Mörderzelle in Berlin-Moabit
Am 30. April 1906 wird Hennig, den man in der Zwischenzeit in der Mörderzelle in Moabit untergebracht hat, weil es in Potsdam gar keine gibt, von sechs Beamten nach Potsdam gebracht. Hennig ist auffallend ruhig, seine Gesichtsfarbe bleich. Die Flut an Zeitungsmeldungen hat das öffentliche Interesse am Prozess ins Unendliche steigen lassen. Es zeichnet auch ein entlarvendes Bild der Gesellschaft, dass etliche Damen dem Prozess beiwohnen und dafür sogar „Eintrittskarten“ erwerben. Für den Angeklagten geht es vor Gericht um sein nacktes Überleben.
Hennig kämpft und greift schließlich zu seinem letzten Strohhalm, dem juristischen Grundsatz „in dubio pro reo“ (im Zweifel für den Angeklagten) in der Gestalt seines angeblichen Freundes Franz, den er auf dem Weg zu Giernoth getroffen haben will. Er sei der Mörder. Doch „Franz“ ist ein Phantom, das sich nicht ermitteln lässt. Das Gegenteil kann man Hennig allerdings auch nicht beweisen. Am Ende nützt ihm das herzlich wenig, ebenso wie seine Eloquenz, die er nicht mehr sinnvoll einsetzen kann, weil ihn die Gesellschaft nicht lässt.
Der juristische Grundsatz, der bei anderen Menschen eher gelten gelassen wird, wird ihm, dem „Gewohnheitsverbrecher“ verweigert. Die Geschworenen sind hundertprozentig von seiner Schuld überzeugt. Hennig wird somit zum Tode verurteilt, die Todesstrafe soll in Plötzensee durch den Scharfrichter Lorenz Schwietz aus Breslau mit dem Handbeil vollstreckt werden. „Wie ein wildes Tier“, schreibt Liebermann von Sonnenberg, habe Hennig geschrien, als man ihn um halb 8 Uhr morgens über den Flur und den Gang durch eine kleine Pforte auf den Hof führte, wo Schwietz ihn bereits erwartete.

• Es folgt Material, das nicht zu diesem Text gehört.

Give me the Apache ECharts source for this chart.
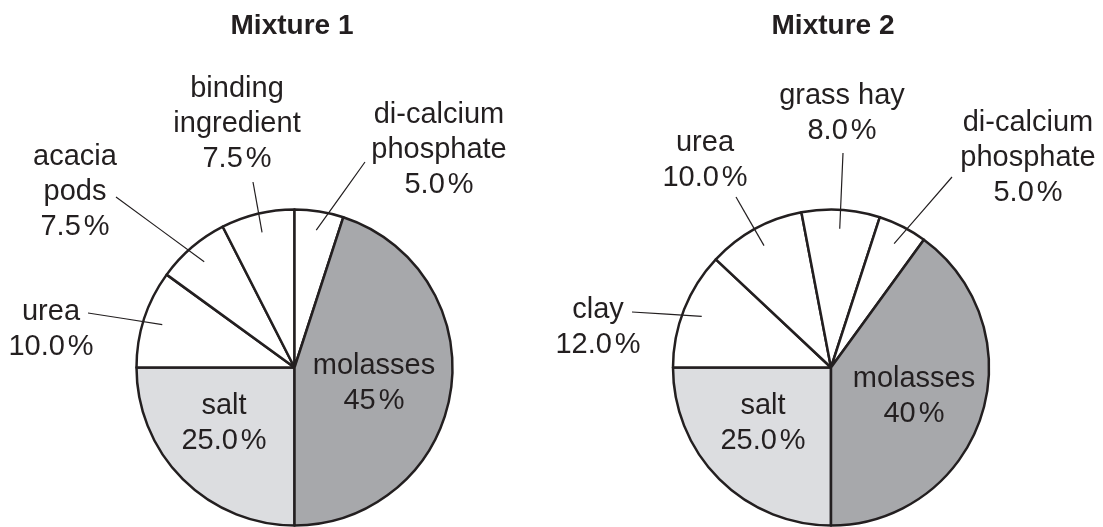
<!DOCTYPE html>
<html>
<head>
<meta charset="utf-8">
<title>Mixture 1 / Mixture 2</title>
<script src="https://cdn.jsdelivr.net/npm/echarts@6/dist/echarts.min.js"></script>
<style>
  html, body { margin: 0; padding: 0; background: #fff; }
  #chart { width: 1103px; height: 527px; }
</style>
</head>
<body>
<div id="chart"></div>
<script>
// slices are listed clockwise, starting at the bottom of each pie
const titles = ['Mixture 1', 'Mixture 2']
const names1 = ['salt', 'urea', 'acacia\npods', 'binding\ningredient', 'di-calcium\nphosphate', 'molasses']
const values1 = [25.0, 10.0, 7.5, 7.5, 5.0, 45]
const digits1 = [1, 1, 1, 1, 1, 0] // molasses is printed without decimals
const names2 = ['salt', 'clay', 'urea', 'grass hay', 'di-calcium\nphosphate', 'molasses']
const values2 = [25.0, 12.0, 10.0, 8.0, 5.0, 40]
const digits2 = [1, 1, 1, 1, 1, 0]

// look
const ink = '#231f20'
const font = 'Liberation Sans, Arial, Helvetica, sans-serif'
const fills = ['#dcdde0', '#ffffff', '#ffffff', '#ffffff', '#ffffff', '#a7a8ab']
const pieCenters = [[294.5, 367.5], [831, 367.5]]
const pieRadius = 158
const titleX = [292, 833]

// where each label block is centred and where its leader line ends (null = label inside the slice)
const labelSpots1 = [[224, 423], [51, 329], [75, 192], [237, 124], [439, 150], [374, 383]]
const lineEnds1 = [null, [88, 313], [116, 197], [253, 182], [365, 162], null]
const labelSpots2 = [[763, 423], [598, 327], [705, 160], [842, 113], [1028, 158], [914, 396]]
const lineEnds2 = [null, [632, 312], [736, 197], [843, 153], [952, 177], null]

// direction of a slice's middle, measured clockwise from the bottom
function midDir (values, i) {
  const total = values.reduce((a, b) => a + b, 0)
  let before = 0
  for (let k = 0; k < i; k++) before += values[k]
  const theta = (before + values[i] / 2) / total * 2 * Math.PI
  return [-Math.sin(theta), Math.cos(theta)]
}

// the filled slices, no text
function slicesSeries (idx, names, values) {
  return {
    type: 'pie',
    center: pieCenters[idx],
    radius: pieRadius,
    startAngle: -90,
    clockwise: true,
    animation: false,
    z: 2,
    emphasis: { disabled: true },
    itemStyle: { borderColor: ink, borderWidth: 2.5 },
    label: { show: false },
    labelLine: { show: false },
    data: names.map((n, i) => ({ name: n, value: values[i], itemStyle: { color: fills[i] } }))
  }
}

// same pie again, see-through, on top: carries the labels so the
// leader lines are not hidden under the slices
function labelSeries (idx, names, values, digits, spots, ends) {
  const cx = pieCenters[idx][0]
  const cy = pieCenters[idx][1]
  return {
    type: 'pie',
    center: pieCenters[idx],
    radius: pieRadius,
    startAngle: -90,
    clockwise: true,
    avoidLabelOverlap: false,
    animation: false,
    silent: true,
    z: 3,
    emphasis: { disabled: true },
    itemStyle: { color: 'rgba(0,0,0,0)', borderWidth: 0 },
    label: {
      color: ink,
      fontFamily: font,
      fontSize: 29,
      lineHeight: 35,
      formatter: (p) => p.name + '\n' + values[p.dataIndex].toFixed(digits[p.dataIndex]) + '{pct|%}',
      rich: {
        // small gap before the percent sign
        pct: { color: ink, fontFamily: font, fontSize: 29, lineHeight: 35, padding: [0, 0, 0, 3] }
      }
    },
    labelLine: { show: true, lineStyle: { color: ink, width: 1.2 } },
    data: names.map((n, i) => ({
      name: n,
      value: values[i],
      label: { position: ends[i] ? 'outside' : 'inside' },
      labelLine: { show: !!ends[i] }
    })),
    labelLayout: (p) => {
      const i = p.dataIndex
      const out = { x: spots[i][0], y: spots[i][1], align: 'center', verticalAlign: 'middle', hideOverlap: false }
      if (ends[i]) {
        // leader line starts inside the slice, along its middle
        const d = midDir(values, i)
        const start = [cx + d[0] * pieRadius * 0.88, cy + d[1] * pieRadius * 0.88]
        const end = ends[i]
        out.labelLinePoints = [start, [(start[0] + end[0]) / 2, (start[1] + end[1]) / 2], end]
      }
      return out
    }
  }
}

const chart = echarts.init(document.getElementById('chart'), null, { renderer: 'canvas' })
chart.setOption({
  backgroundColor: '#ffffff',
  animation: false,
  title: titles.map((t, i) => ({
    text: t,
    left: titleX[i],
    top: 12,
    padding: 0,
    textAlign: 'center',
    textStyle: { fontFamily: font, fontSize: 28, fontWeight: 'bold', color: ink, lineHeight: 28 }
  })),
  series: [
    slicesSeries(0, names1, values1),
    slicesSeries(1, names2, values2),
    labelSeries(0, names1, values1, digits1, labelSpots1, lineEnds1),
    labelSeries(1, names2, values2, digits2, labelSpots2, lineEnds2)
  ]
})
</script>
</body>
</html>
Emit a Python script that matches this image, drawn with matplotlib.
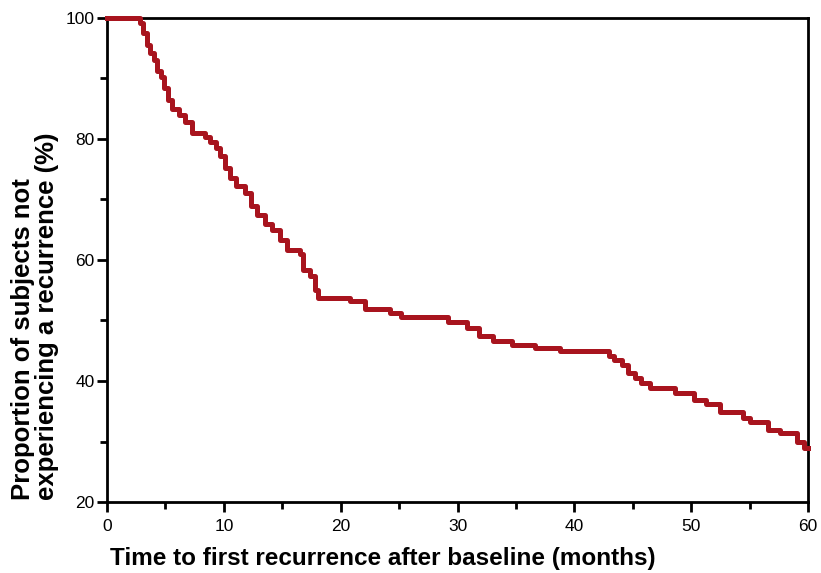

Ein Blick auf den Richtblock neben ihm, und Hennig kreischt in Panik: „Was wollt ihr denn von mir?“ Ein letztes Aufbäumen des Verzweifelten in Todesangst, der, als der Erste Staatsanwalt ihm das Urteil verlesen hat, schließlich ermattet resigniert und sich widerstandslos auf den Richtblock legen lässt. Endlich kann dem Regenten die Nachricht von der erfolgreichen Hinrichtung überbracht werden. Seine Reaktion darauf ist nicht überliefert.